Keeping A Cool Head Behind The Steering Wheel

Violent road rage

In those days where the heat wave is melting roads in North America – some Canadian roads have started to melt in the heat – and putting drivers at risk, it’s essential to talk about keeping cool. Keeping your car cool, admittedly, is a matter of ventilation, air con and also remembering to pack in the shades as much as possible when you’re traveling. Similarly, you probably know that summer is not the best season to leave the car parked with a pet or a child inside while you’re popping to the shops.

But there’s a different kind of cool you need to think about behind the wheel, and it’s your nerves. Losing your temper while driving can be devastating. There are, however, more than one way in which you could lose your temper. Getting angry at other drivers or passengers in your vehicle might be the first thing that comes to mind, but it’s not the only situation. You could also get worried or nervous in the car, which can happen if your vehicle started to make a strange noise, for example. And finally, you can also panic when you’re faced with unexpected situations on the road, such as a driver suddenly hitting the brakes in front of you. In short, how do you keep a cool head in the car?

Road rage makes you dangerous

The most commonly evoked case of loss of temper in a car is road rage. As surprising as it might sound, road rage is also a lot more common than you might think, even if you don’t see people fighting on the road very often. Angry drivers can show different levels of anger, and therefore you can be experiencing some elements of road rage behind the wheel. According to a report from China, anger can make drivers more aggressive and more likely to take risks and make costly mistakes. The reason for this burst of aggressivity is often the fact that most people feel anonymous and protected once they’re in their vehicles. As a result, they might be three times more likely to yell out of the window when they get irritated on the road. Additionally, you also become more likely to take reckless decisions, such as running red lights or tailgating, which can put other drivers at risk. Unfortunately, road rage can cause accidents and kill. Think of the potential consequences of not paying enough attention to the road next time you get angry.

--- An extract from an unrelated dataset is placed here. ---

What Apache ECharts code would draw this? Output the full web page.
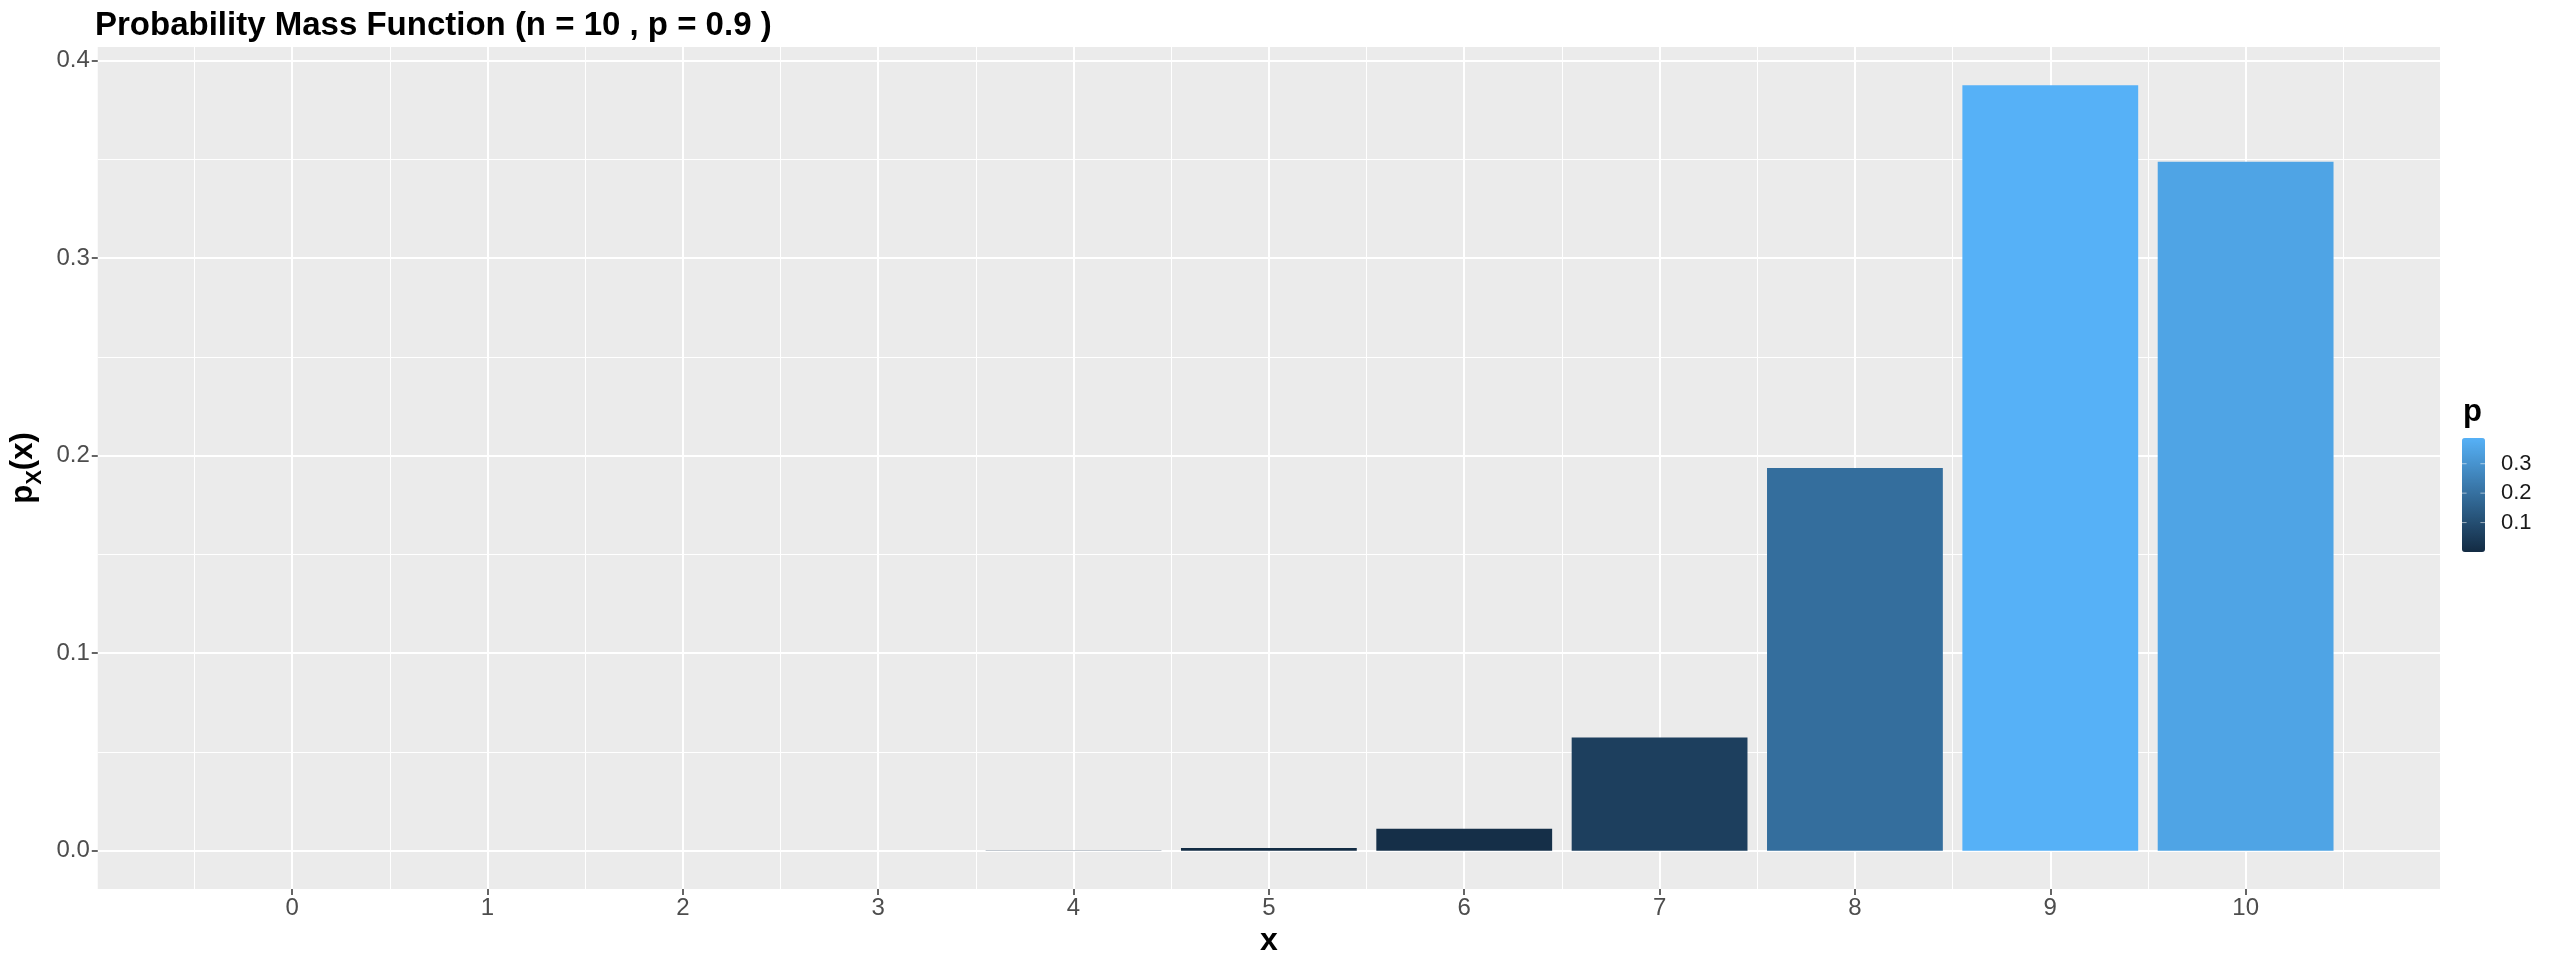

Start with a vehicle you can trust

Many accidents, however, are the consequence of an angry driver. Indeed, many crashes are the result of a driver getting distracted by the vehicle. Imagine, you’re driving in town when suddenly your dashboard flashes icons you’ve never seen before and the car starts beeping. You panic. You glance at the dashboard, and as you take your eyes off the road, you plow into the car in front of you. You won’t be able to argue your case and explain that the car distracted you, even though it is correct. So, if you want to avoid such a situation, you need to start with a car you can trust. If you’re in the process of buying a vehicle, make sure to ask your local car dealership for the complete history of the car as well as a test drive. Be attentive to the details of the engine, the brake pads and the tires as you check the vehicle. Any sign of rust or oil under the car is an indication of troubles!

Be proactive not reactive

You can’t be a reactive driver. You need to be a driver who has a proactive behavior on the road so that you can avoid getting surprised by other vehicles’ behavior. As dull as it might sound, maintaining proper distance can genuinely save your life in the road. Other drivers might try to merge or get distracted, and you can see them coming in time. Ultimately, you need to be attentive to the way the cars around you behave. For instance, if you notice a driver is slowing down for no reason, he might be waiting for his exit; leave some distance between your cars. If someone is tailgating you, let them overtake instead of speeding. Thinking ahead avoids any bad surprise.

Drive proactively to be safe

Get the setting right

It’s also a good idea to create a cozy and peaceful interior in your car. If you’re planning for a long journey, make sure to look for comfortable and breathable seat covers, so that you don’t get too hot as you drive. Additionally, you should pack some CDs or prepare a driving list on Spotify to keep your mind at peace. Indeed, according to a British survey, music can help to address pain and stress-related complaints. Listening to your favorite ballade can help you to find your zen again.

Always know what’s going on

If you’re traveling to a new destination, most experts recommend taking a GPS unit with you. The GPS can guide you into an unknown area, meaning that you don’t need to try to read a map as you drive. But you also need a navigation tool that checks the traffic condition in real time. Too many units don’t update their maps and can provide outdated itineraries in growing areas. Additionally, you need to know where there is a traffic jam so that you can take an alternative route to reach your destination.

Don’t let traffic get the best of you

But even with a modern GPS unit, you can get stuck in traffic. And traffic jams are the last thing motorists want on the road. They are genuinely harmful to your mental health, as they can lead to traffic stress syndrome. Indeed, as modern life is going at high speed and requires employees to achieve significant levels of productivity all day, getting stuck on a congested road goes against your work/life balance. It’s not only a waste of time; it’s a waste of your productivity. And consequently, many professionals suffer from lasting stressful damages on a daily basis. In fact, a traffic jam can lead to worries about arriving late, which results in anxiety about managing all tasks in a reduced time.

In conclusion, driving can be an emotional rollercoaster. It’s your role as a conscientious driver to keep your cool, in stressful, irritated and worrying situations. Stay calm, and keep the roads safe.